The cost of shipping is paid by the shipper or seller, whereas the buyer or the receiver is responsible for the goods at the point of origin.

FOB Origin, Freight Collect:

The buyer or the receiver pays the shipping cost and is responsible for the goods.

FOB Origin, Freight Prepaid, & Charged Back:

In this case, the seller does not pay the shipping cost. Rather, he/she adds the amount in the invoice sent to the buyer. The buyer is liable for the responsibility of the goods at the point of origin.

FOB Destination, Freight Prepaid:

In this case, the shipping cost is paid by the seller until the cargo arrives at the buyer’s location.

FOB Destination, Freight Collect:

In this, the buyer does not take responsibility for the goods until the goods reach the buyer’s location. The shipping cost is paid by the buyer upon delivery of goods.

FOB Destination, Freight Prepaid, & Charged Back:

The seller is responsible for the freight until delivery and the cost is deducted from the invoice by the buyer.

FOB Destination, Freight Collect, and Allowed:

Unlike the last case, in this, the shipping cost is added to the invoice by the seller and the buyer pays it. The seller takes responsibility for the goods until delivered.

You may have come across this term if you have ever shipped anything. But if you wanna know how this helps in business accounting, go through the section below.

What is the significance of FOB in Small Business Accounting?

FOB is a vital accounting tool for small business enterprises. It sets the terms of the agreement that decides who will be responsible for shipping cost and damaged shipment. FOB also records the point of sale. If it is a FOB shipping point then, the buyer would record it as sold, once the product leaves the seller’s premises. The buyer will note it as inventory on the route and mark it as an asset even though it is not yet received by the buyer.

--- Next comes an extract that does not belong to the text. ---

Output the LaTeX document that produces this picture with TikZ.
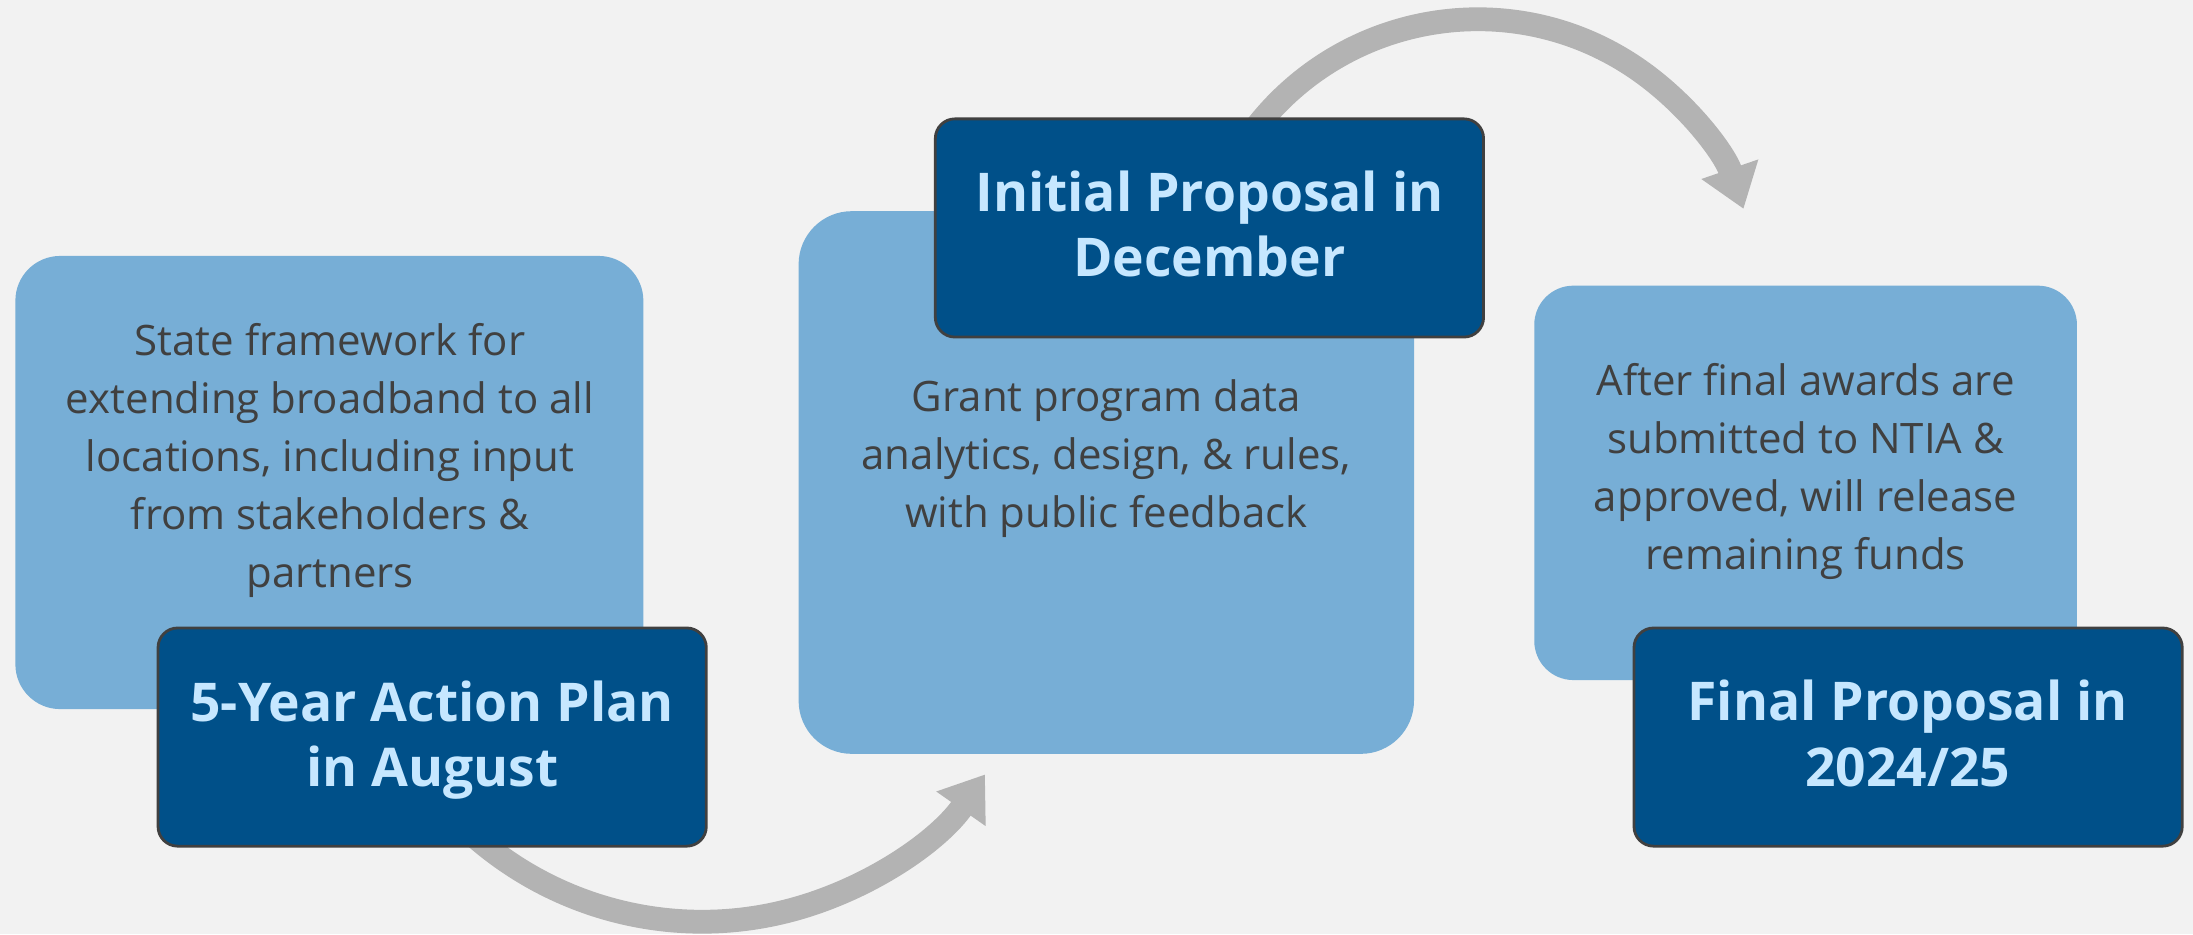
\documentclass[tikz,border=0pt]{standalone}
\usepackage{fontspec}
\setmainfont{Open Sans}
\usetikzlibrary{arrows.meta}
\definecolor{bg}{HTML}{F2F2F2}
\definecolor{lightblue}{HTML}{77AED6}
\definecolor{darkblue}{HTML}{005089}
\definecolor{headtext}{HTML}{C6E7FF}
\definecolor{bodytext}{HTML}{404040}
\definecolor{arrowgray}{HTML}{B3B3B3}
\definecolor{edgegray}{HTML}{404040}
\begin{document}
\begin{tikzpicture}[x=0.5pt,y=-0.5pt,
  lightbox/.style={fill=lightblue, draw=none, inner sep=0pt},
  darkbox/.style={fill=darkblue, draw=edgegray, line width=1pt, rounded corners=7pt,
    minimum width=196pt, minimum height=78pt, inner sep=0pt},
  bodytxt/.style={align=center, text=bodytext, font=\fontsize{15}{20.75}\selectfont,
    anchor=base, inner sep=0pt},
  headtxt/.style={align=center, text=headtext, font=\bfseries\fontsize{19.1}{23.25}\selectfont,
    anchor=base, inner sep=0pt},
  flowarrow/.style={draw=arrowgray, line width=8.5pt, -{Triangle[length=15pt,width=20.5pt]}}
]
\path[use as bounding box, fill=bg] (0,0) rectangle (1568,668);

% light boxes
\node[lightbox, minimum width=224.5pt, minimum height=162pt, rounded corners=16pt] (l1) at (235.5,345) {};
\node[lightbox, minimum width=220pt, minimum height=194pt, rounded corners=19pt] (l2) at (791,345) {};
\node[lightbox, minimum width=194pt, minimum height=141pt, rounded corners=14pt] (l3) at (1291,345.25) {};

% body texts (anchored at the baseline of the last line)
\node[bodytxt] (t1) at (236,420) {State framework for\\extending broadband to all\\locations, including input\\from stakeholders \&\\partners};
\node[bodytxt] (t2) at (791,377) {Grant program data\\analytics, design, \& rules,\\with public feedback};
\node[bodytxt] (t3) at (1291,407) {After final awards are\\submitted to NTIA \&\\approved, will release\\remaining funds};

% arrows
\coordinate (a1s) at (327.3,586.7);
\coordinate (a2s) at (891.9,99.5);
\draw[flowarrow] (a1s) arc[start angle=135, end angle=35, radius=247];
\draw[flowarrow] (a2s) arc[start angle=-145, end angle=-19, radius=201];

% dark boxes
\node[darkbox] (d1) at (309,527) {};
\node[darkbox] (d2) at (864.75,163) {};
\node[darkbox] (d3) at (1364.3,527) {};

\node[headtxt] (h1) at (309,562.4) {5-Year Action Plan\\in August};
\node[headtxt] (h2) at (864.75,198) {Initial Proposal in\\December};
\node[headtxt] (h3) at (1364,562) {Final Proposal in\\2024/25};
\end{tikzpicture}
\end{document}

Hence, FOB is a significant accounting term for small businesses that helps decide their expenses. Depending upon this either the seller or the buyer will be responsible for the risk of transportation, shipment damage, and even in cases like theft.

What is the difference between CIF and FOB?

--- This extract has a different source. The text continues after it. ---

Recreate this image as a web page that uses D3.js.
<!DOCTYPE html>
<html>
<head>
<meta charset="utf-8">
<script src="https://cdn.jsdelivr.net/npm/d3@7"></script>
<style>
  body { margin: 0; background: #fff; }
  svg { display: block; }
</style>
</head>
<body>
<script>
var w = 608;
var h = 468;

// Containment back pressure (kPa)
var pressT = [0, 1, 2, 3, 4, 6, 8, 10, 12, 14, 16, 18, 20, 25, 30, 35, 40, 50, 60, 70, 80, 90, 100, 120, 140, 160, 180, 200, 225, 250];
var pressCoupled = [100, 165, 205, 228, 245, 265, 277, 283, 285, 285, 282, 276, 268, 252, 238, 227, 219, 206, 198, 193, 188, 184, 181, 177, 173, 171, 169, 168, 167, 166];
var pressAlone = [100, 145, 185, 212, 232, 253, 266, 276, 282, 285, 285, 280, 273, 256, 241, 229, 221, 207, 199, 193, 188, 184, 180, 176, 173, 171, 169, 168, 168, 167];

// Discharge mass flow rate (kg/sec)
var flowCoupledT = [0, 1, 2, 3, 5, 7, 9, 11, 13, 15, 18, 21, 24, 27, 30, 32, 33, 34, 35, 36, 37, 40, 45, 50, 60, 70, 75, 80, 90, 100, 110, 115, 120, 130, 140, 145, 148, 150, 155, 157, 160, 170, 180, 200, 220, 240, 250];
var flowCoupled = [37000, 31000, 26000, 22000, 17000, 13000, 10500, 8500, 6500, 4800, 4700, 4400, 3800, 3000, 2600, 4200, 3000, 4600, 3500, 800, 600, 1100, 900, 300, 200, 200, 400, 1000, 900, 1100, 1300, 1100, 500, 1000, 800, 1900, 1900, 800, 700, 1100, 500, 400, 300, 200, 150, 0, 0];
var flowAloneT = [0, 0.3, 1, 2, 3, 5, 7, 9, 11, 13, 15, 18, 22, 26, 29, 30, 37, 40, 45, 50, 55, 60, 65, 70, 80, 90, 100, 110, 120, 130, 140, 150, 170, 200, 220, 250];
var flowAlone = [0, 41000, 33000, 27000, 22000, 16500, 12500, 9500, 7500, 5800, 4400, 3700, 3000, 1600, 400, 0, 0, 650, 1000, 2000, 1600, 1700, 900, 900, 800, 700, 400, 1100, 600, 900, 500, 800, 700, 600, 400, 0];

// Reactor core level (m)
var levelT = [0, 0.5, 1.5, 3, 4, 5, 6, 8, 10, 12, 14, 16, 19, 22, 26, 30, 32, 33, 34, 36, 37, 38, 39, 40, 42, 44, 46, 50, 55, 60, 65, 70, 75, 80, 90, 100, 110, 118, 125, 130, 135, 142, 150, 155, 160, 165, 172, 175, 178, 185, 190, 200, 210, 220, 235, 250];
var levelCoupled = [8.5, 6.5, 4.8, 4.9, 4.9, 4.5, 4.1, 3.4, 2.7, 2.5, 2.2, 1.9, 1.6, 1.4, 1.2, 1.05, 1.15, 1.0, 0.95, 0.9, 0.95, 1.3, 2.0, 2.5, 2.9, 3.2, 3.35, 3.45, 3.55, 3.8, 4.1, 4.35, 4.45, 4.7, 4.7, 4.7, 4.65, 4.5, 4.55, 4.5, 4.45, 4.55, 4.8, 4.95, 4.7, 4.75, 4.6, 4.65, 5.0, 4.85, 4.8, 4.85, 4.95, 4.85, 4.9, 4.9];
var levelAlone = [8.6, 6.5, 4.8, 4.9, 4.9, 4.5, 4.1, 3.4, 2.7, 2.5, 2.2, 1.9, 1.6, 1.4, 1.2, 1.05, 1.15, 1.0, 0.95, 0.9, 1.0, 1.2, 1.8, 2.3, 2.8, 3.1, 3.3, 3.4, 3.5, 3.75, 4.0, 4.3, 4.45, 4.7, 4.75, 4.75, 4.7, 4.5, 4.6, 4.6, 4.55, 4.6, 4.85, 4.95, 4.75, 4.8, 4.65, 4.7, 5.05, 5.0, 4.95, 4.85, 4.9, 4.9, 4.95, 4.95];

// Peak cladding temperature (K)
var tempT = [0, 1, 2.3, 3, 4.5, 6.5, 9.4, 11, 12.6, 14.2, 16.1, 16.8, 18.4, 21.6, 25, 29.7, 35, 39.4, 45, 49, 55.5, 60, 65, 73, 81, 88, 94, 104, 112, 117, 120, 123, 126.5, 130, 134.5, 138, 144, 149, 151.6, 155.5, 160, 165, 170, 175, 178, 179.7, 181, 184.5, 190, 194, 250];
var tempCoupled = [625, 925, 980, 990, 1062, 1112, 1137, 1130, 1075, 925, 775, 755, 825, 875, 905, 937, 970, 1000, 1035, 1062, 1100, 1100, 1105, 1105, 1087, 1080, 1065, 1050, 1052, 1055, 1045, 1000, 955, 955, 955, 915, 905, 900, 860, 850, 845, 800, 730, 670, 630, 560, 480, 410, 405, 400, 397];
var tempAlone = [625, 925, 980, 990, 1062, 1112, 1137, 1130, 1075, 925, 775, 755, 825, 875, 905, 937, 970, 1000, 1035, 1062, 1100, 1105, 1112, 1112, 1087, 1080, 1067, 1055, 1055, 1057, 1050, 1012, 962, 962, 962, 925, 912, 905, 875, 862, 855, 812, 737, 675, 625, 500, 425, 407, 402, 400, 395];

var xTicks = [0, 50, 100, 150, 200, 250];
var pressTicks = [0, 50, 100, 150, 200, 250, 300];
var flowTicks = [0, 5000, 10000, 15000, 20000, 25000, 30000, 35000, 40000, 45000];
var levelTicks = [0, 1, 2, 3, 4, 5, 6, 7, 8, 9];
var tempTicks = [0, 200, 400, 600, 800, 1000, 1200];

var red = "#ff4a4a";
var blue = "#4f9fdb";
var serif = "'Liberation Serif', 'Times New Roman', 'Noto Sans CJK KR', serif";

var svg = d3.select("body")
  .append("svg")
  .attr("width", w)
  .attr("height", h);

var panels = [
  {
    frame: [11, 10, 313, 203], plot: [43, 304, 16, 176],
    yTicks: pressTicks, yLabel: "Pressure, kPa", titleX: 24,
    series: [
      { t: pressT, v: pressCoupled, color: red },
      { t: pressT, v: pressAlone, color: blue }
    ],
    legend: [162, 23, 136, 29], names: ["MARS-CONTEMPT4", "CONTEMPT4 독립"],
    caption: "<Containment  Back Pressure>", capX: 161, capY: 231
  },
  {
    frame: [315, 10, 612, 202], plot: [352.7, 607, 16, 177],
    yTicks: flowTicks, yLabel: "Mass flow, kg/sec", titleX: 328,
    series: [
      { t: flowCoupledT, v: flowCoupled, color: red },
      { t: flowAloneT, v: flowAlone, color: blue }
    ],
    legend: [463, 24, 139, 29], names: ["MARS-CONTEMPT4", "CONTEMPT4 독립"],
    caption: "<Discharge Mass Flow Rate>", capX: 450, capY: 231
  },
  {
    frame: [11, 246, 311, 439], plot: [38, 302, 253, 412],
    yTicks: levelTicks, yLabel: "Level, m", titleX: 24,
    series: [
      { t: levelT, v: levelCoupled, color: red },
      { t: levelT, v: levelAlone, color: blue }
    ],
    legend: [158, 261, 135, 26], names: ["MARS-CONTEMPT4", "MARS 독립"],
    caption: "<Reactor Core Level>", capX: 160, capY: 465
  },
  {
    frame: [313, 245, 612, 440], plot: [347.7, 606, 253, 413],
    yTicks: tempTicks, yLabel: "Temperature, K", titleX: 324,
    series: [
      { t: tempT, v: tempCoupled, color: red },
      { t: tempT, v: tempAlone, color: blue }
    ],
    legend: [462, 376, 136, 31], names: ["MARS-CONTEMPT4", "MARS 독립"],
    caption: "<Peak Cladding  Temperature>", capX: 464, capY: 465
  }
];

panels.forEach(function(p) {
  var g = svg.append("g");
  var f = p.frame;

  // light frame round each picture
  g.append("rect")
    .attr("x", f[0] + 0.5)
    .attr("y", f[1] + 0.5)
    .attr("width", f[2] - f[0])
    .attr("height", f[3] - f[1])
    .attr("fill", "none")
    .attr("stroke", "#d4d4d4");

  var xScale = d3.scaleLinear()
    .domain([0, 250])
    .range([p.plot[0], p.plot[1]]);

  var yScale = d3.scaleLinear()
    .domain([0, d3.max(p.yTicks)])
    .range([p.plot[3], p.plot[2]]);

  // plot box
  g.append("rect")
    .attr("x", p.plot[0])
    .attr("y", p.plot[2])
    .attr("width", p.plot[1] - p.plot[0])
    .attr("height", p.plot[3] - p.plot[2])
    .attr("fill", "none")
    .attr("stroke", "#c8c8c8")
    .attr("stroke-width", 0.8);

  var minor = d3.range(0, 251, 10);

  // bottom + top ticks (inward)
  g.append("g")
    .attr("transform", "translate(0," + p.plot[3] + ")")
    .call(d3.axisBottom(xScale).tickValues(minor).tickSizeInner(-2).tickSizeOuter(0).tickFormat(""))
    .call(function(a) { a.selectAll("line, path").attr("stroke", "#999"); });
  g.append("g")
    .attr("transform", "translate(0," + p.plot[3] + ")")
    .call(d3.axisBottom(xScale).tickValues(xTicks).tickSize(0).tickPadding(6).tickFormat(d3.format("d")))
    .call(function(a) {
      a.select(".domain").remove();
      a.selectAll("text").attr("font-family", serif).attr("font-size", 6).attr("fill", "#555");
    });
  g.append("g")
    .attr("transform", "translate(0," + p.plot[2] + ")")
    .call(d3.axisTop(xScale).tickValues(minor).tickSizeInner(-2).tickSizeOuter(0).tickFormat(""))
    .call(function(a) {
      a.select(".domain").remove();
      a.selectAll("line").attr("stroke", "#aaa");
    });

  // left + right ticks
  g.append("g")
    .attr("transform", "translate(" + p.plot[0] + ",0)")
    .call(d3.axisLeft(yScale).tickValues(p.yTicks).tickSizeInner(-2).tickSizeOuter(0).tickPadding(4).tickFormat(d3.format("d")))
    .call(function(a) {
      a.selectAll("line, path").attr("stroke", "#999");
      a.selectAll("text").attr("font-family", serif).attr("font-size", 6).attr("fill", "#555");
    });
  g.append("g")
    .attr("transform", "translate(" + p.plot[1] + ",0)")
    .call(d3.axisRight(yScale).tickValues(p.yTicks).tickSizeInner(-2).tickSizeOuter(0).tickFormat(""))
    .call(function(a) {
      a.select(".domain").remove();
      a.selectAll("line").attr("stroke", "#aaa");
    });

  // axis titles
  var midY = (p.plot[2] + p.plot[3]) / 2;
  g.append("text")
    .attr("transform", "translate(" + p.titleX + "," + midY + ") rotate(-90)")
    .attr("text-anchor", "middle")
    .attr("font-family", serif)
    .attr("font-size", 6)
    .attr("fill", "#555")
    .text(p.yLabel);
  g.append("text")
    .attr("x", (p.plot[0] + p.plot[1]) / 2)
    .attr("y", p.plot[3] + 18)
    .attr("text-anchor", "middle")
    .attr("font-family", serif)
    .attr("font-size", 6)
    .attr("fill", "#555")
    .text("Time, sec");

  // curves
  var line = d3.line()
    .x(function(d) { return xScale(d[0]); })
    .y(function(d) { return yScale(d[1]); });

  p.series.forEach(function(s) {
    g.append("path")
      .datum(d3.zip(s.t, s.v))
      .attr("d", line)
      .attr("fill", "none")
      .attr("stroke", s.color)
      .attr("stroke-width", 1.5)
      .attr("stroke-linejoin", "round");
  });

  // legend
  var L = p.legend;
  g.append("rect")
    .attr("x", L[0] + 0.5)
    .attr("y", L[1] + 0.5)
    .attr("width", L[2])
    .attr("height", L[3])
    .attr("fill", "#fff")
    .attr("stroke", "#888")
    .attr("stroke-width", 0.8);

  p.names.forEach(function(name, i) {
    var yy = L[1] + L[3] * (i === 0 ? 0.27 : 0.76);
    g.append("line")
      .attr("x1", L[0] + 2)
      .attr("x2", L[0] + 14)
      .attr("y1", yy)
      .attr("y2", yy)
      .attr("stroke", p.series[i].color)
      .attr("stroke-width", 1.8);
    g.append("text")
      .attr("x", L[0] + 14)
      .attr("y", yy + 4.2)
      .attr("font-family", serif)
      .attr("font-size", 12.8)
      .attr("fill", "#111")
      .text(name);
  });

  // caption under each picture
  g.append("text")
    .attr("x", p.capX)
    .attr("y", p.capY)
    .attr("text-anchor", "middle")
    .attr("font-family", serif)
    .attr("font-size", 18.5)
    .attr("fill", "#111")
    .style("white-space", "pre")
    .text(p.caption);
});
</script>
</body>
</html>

CIF is another transportation term that is important for small business owners to understand. The term CIF means Cost, Insurance, and Freight. The basic difference between CIF and FOB is that it decides who will be responsible for the products in transit. CIF is a contract that states that the seller is responsible for the insurance and the other shipping charges of the product and the buyer takes possession of the goods. Besides shipping costs and insurance charges, the seller is also responsible for the transportation of the goods to the nearest port and loading them onto the shipping vessel.

On the other hand, FOB works on either point of origin or destination depending upon its type. If it is mentioned as the FOB shipping point, then the product is the buyer’s responsibility when it leaves the warehouse. Whereas, in the case of FOB destination the product is the buyer’s responsibility only when it arrives at the buyer’s location.

Bottom line!

Transport business is a profitable one only when you are aware of its details. If you are wondering about the legal liabilities then it is a must to know about these FOB terms. If you are a logistic provider, facilitate the best goods transition and avoid the hassles of shipping documentation by learning about these transportation terms. This article will guide you through understanding more about FOB and its usage in a shipping invoice in detail.